Questa organizzazione durante l’emergenza ha mostrato tutti i suoi limiti, facendo scoprire l’importanza di un servizio pubblico forte ed efficiente. L’Unità, dunque, al di là degli slogan dell’emergenza, è stata già pesantemente minata dalle riforme decentralizzatrici degli ultimi 30 anni. Ricordiamo che durante l’Assemblea Costituente molti deputati protestarono contro l’istituzione delle Regioni e importanti uomini di cultura si dichiararono contrari, come Benedetto Croce. Essi intravedevano nelle Regioni la rottura dell’Unità nazionale, così faticosamente conquistata durante il Risorgimento e riconquistata dopo la II guerra mondiale. Le loro paure erano, forse, eccessive per quanto riguarda le Regioni così come erano state instituite dai Costituenti, ma certamente, a più di 70 anni di distanza, non ci appaiono così immotivate. La prima spinta decentralizzatrice, quella che partiva, appunto, dalla Costituente, aveva per obiettivo di impedire che uno stato centralizzatore, come era stato quello fascista, potesse ripresentarsi e schiacciare le identità locali. Si era inoltre convinti che se le Regioni e i Comuni avessero avuto più autonomia, avrebbero potuto individuare meglio i problemi del proprio territorio per una questione di maggiore prossimità politica. Infine le Regioni del Sud, storicamente svantaggiate, avrebbero potuto, auto-organizzandosi, recuperare il gap con le Regioni del Centro-Nord.
Per vari motivi queste speranze sono state infrante e non si è realizzato nulla di quanto sperato. Però la “nostra” decentralizzazione ha poco in comune, se non a livello di slogan, con quella dei Costituenti. La seconda “ondata” di decentralizzazione è collocabile nella seconda metà degli anni ’90 ed è stata sospinta da motivazioni tutt’altro che nobili. L’ascesa della Lega Nord, da una parte, e il sogno europeo dall’altro, hanno convinto i governi, di vario colore politico, ad intraprendere la strada della de-centralizzazione. La Lega Nord, portavoce del Nord produttivo ed industrializzato, ha portato avanti una narrazione anti-unitaria, sostenendo che il Nord avesse bisogno di maggiore autonomia per sviluppare tutte le sue potenzialità, senza essere ostacolato dal Governo di Roma e dal Sud sprecone e pigro. Il federalismo fiscale, a lungo la battaglia principale del partito di Bossi, è stato ormai realizzato, anche se non proprio nei modi richiesti dalla Lega delle origini. Infatti essa richiedeva che si formasse una macro-Regione del Nord, la Padania, e che avesse autonomia finanziaria, mentre oggi sono le singole Regioni a godere di questo privilegio.

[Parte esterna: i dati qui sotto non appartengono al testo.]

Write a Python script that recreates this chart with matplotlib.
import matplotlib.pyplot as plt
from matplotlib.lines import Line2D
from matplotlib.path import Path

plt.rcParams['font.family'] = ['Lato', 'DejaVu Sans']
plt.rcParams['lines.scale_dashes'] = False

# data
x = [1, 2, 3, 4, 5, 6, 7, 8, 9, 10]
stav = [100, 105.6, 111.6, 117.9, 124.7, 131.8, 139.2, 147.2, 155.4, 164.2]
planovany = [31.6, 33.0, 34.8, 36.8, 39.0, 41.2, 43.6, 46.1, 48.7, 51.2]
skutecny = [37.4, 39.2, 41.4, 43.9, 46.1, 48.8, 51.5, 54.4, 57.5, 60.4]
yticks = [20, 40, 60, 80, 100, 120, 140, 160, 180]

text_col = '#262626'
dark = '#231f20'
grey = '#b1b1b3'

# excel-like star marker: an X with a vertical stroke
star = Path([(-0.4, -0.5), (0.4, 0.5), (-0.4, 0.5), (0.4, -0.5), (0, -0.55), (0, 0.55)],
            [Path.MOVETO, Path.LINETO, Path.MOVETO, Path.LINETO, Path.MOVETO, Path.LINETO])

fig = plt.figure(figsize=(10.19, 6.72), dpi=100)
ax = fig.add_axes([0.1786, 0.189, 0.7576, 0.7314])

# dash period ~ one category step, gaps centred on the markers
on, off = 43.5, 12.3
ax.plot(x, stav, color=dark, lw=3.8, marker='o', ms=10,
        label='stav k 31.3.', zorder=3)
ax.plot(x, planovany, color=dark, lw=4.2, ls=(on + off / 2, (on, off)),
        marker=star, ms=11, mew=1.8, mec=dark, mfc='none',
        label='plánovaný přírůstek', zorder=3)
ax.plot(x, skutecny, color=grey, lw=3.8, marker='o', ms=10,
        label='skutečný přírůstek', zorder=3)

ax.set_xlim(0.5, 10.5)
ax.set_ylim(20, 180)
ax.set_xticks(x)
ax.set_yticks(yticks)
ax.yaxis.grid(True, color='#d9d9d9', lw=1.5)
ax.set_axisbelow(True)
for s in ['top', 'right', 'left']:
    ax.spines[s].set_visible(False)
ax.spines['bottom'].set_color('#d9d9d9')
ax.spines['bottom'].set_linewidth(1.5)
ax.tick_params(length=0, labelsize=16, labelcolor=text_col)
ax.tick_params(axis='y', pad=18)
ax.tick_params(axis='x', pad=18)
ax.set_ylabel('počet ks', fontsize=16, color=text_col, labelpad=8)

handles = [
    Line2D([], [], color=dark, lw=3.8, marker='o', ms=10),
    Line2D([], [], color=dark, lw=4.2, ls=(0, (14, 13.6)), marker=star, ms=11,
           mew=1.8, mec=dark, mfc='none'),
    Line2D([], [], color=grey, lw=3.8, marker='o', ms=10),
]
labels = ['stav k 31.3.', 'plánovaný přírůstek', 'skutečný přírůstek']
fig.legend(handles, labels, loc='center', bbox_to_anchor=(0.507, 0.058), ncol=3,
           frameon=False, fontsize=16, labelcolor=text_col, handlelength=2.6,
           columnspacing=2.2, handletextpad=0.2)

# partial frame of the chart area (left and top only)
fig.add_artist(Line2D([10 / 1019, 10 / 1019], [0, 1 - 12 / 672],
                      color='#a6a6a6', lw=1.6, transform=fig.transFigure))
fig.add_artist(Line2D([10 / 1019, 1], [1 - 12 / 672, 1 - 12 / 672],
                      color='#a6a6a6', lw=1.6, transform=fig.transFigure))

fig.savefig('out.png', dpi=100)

Inoltre, non si tratta di un’autonomia completa, perché una parte delle tasse, anche cospicua, va ancora al governo centrale. La seconda “spinta” decentralizzatrice, l’Unione Europea, ha lavorato in due direzioni differenti. Da una parte, consentendo la distribuzione dei fondi europei su base regionale, ha aumentato i poteri delle Regioni, facendo emergere anche la diversità delle singole amministrazioni in quanto a capacità di attrazione di detti fondi e di spesa di questi ultimi.
Ad esempio la Campania ha per anni addirittura restituito una grande fetta degli aiuti europei, perché non è stata in grado di presentare in tempo utile i progetti di spesa. Dall’altra parte la convinzione, soprattutto prima della crisi del 2008-2009, che fosse ormai imminente la costruzione degli Stati Uniti d’Europa, ha portato i governi a concedere sempre maggiore autonomia alle Regioni, senza prevedere un vero e proprio meccanismo che potesse riequilibrare le differenze economiche tra le Regioni. Il divario Nord-Sud, se guardiamo ai rapporti Svimez, è aumentato sempre di più, mentre si stava riducendo, anche se di poco, ad inizio anni ’90.
Da questi numerosi insuccessi potremmo concludere che recuperare una più salda unità nazionale possa essere la soluzione, ma non è così semplice. Sicuramente sarebbe auspicabile un ritorno al governo centrale di settori di importanza strategica attualmente in mano alle Regioni e cioè: sanità, trasporti e istruzione. Soltanto con ingenti trasferimenti dallo stato centrale è possibile rilanciare le Regioni più in difficoltà. Però è anche vero che c’è bisogno di responsabilizzare la classe politica del Meridione, che troppo spesso va soltanto a rimorchio di quella del Centro-Nord, senza elaborare nessuna proposta “autonoma”. Non significa auspicare la formazione di partiti del Sud, ma solo di conquistare uno spazio di agibilità politica per i problemi del Mezzogiorno. Ad esempio, si parla da anni della Tav Torino-Lione, ma non si parla mai di potenziare le ferrovie del Sud, soprattutto da Salerno in giù. Non si parla mai di infrastrutture per le aree interne dell’Appennino, mentre si fa un gran ciarlare di turismo, artigianato e altre tematiche “belle”, ma secondarie. Senza infrastrutture, in particolare, senza ferrovie, strade e reti internet, il Sud non entrerà nel 21° secolo e l’Italia intera non sarà unita per davvero.